Grassley wants quick action on expired energy credits

Source: Geof Koss, E&E News reporter • Posted: Friday, January 11, 2019

The new chairman of the Senate Finance Committee said this week that he’s hoping to quickly revive an assortment of expired energy tax incentives that got waylaid in the closing days of the previous Congress, but Democrats say the push is likely to be slowed by lingering discontent over the GOP’s tax overhaul and a host of other pending tax matters.

Sen. Chuck Grassley (R-Iowa) told E&E News he “definitely” wants to move on extenders as quickly as possible, noting he has already spoken with Finance Committee ranking member Ron Wyden (D-Ore.) about a strategy.

“I don’t want to say any more, but if we’re going to move it, it’s got to move in a bipartisan way,” he said Tuesday.
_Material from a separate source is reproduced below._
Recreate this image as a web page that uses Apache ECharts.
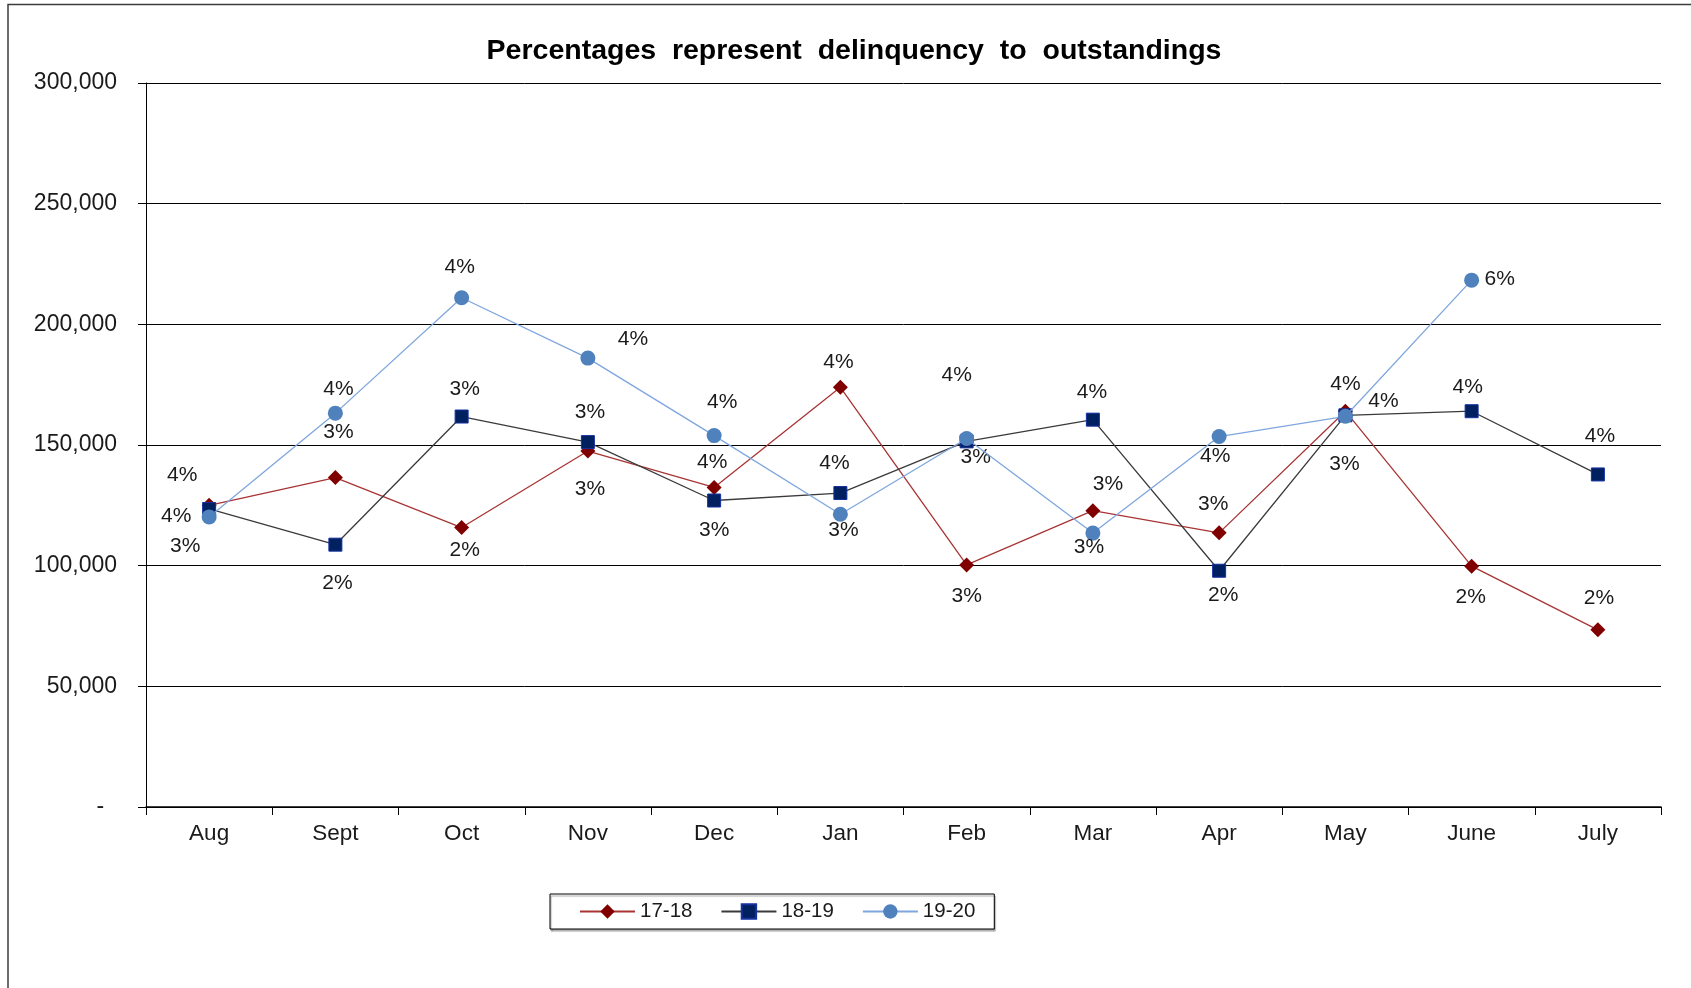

Although there was bipartisan appetite for tackling the expired incentives at the end of last year, the House ultimately dropped extensions for the energy breaks from a year-end tax push, opting instead to pursue a separate track in talks with the Senate that never materialized (E&E Daily, Dec. 11, 2018).

Frustration has long run high on the breaks, which were extended last year in the spring but only for 2017, so they expired again after President Trump signed the law. Finance members from both parties had favored longer extensions but were derailed by House Republicans, who largely opposed the incentives.

Interest groups have also pressed a number of changes to existing breaks as well, including a phaseout of a key biodiesel blenders credit that Grassley has supported, the expansion of the investment tax credit for renewables to energy storage technologies and modifications to the 200,000-vehicle cap on the electric vehicle credit that some manufacturers have already hit.

Wyden struck an optimistic tone this week on quick action on extenders, which he said would likely be bundled with bipartisan provisions affecting retirement savings and administration of the IRS.

“A lot of opportunities to find common ground,” he told E&E News.

But Finance Committee member Ben Cardin (D-Md.) said he feared that trying to simply move an extenders package would get bogged down by lingering frustration on other tax matters.

“It doesn’t lend itself easily to one bucket of issues, but I do think we can do extenders,” Cardin said in an interview. “If we can separate it and do it early, I’d be supportive of that provided it’s truly bipartisan.”

In the last Congress, Democrats on both sides of the Capitol complained about being shut out of talks by former House Ways and Means Chairman Kevin Brady (R-Texas). The ascension of Rep. Richard Neal (D-Mass.) to the chairman’s seat is seen as a positive sign, as is the assumption of the Finance gavel by Grassley — a longtime advocate of tax breaks for biofuels and wind energy, Cardin said.

“On the Senate side I’m confident we could put together a package — I think Chairman Grassley is very amenable to this, I know Ron Wyden is, so I think it’s possible,” he said. “It could be a broader package, it could be quicker, but understand there’s a lot of pent-up desires in the tax code so it’s not easy to get cooperation to move a tax package.”

Neal told E&E News last week that committee staff has been “sorting all that stuff right now … and now I think we’re going to try to refine some of that thinking.”

He was noncommittal about whether extenders would move as a stand-alone bill or as part of a bigger package, but he noted an early priority is holding hearings on the 2017 tax overhaul that was enacted solely with Republican support.

Neal said he’d like to start those hearings by the end of January.

Rep. Earl Blumenauer (D-Ore.), who has long advocated for clean energy breaks from his Ways and Means Committee seat, said last week those hearings will be a “reality check” on the 2017 tax bill that will set the tone for legislating on taxes in the 116th Congress.

“Nobody really knows what’s in the bill that the Republicans passed,” Blumenauer said, echoing long-standing Democratic complaints that the GOP tax rewrite was not properly vetted by the panel. “I don’t want to rush into any of these things until we have the chance to look at the big picture and be able to do it right.”

While Ways and Means did have at least one hearing on extenders after the tax overhaul was enacted, Blumenauer said it was “only skin-deep.”

But when asked about Neal’s plans for hearings on the GOP tax overhaul, Grassley yesterday reiterated his opposition to making any changes beyond technical corrections.

“If he’s talking about making changes like raising tax rates, absolutely no!” he said, raising his voice during a meeting with reporters about the Finance panel’s agenda.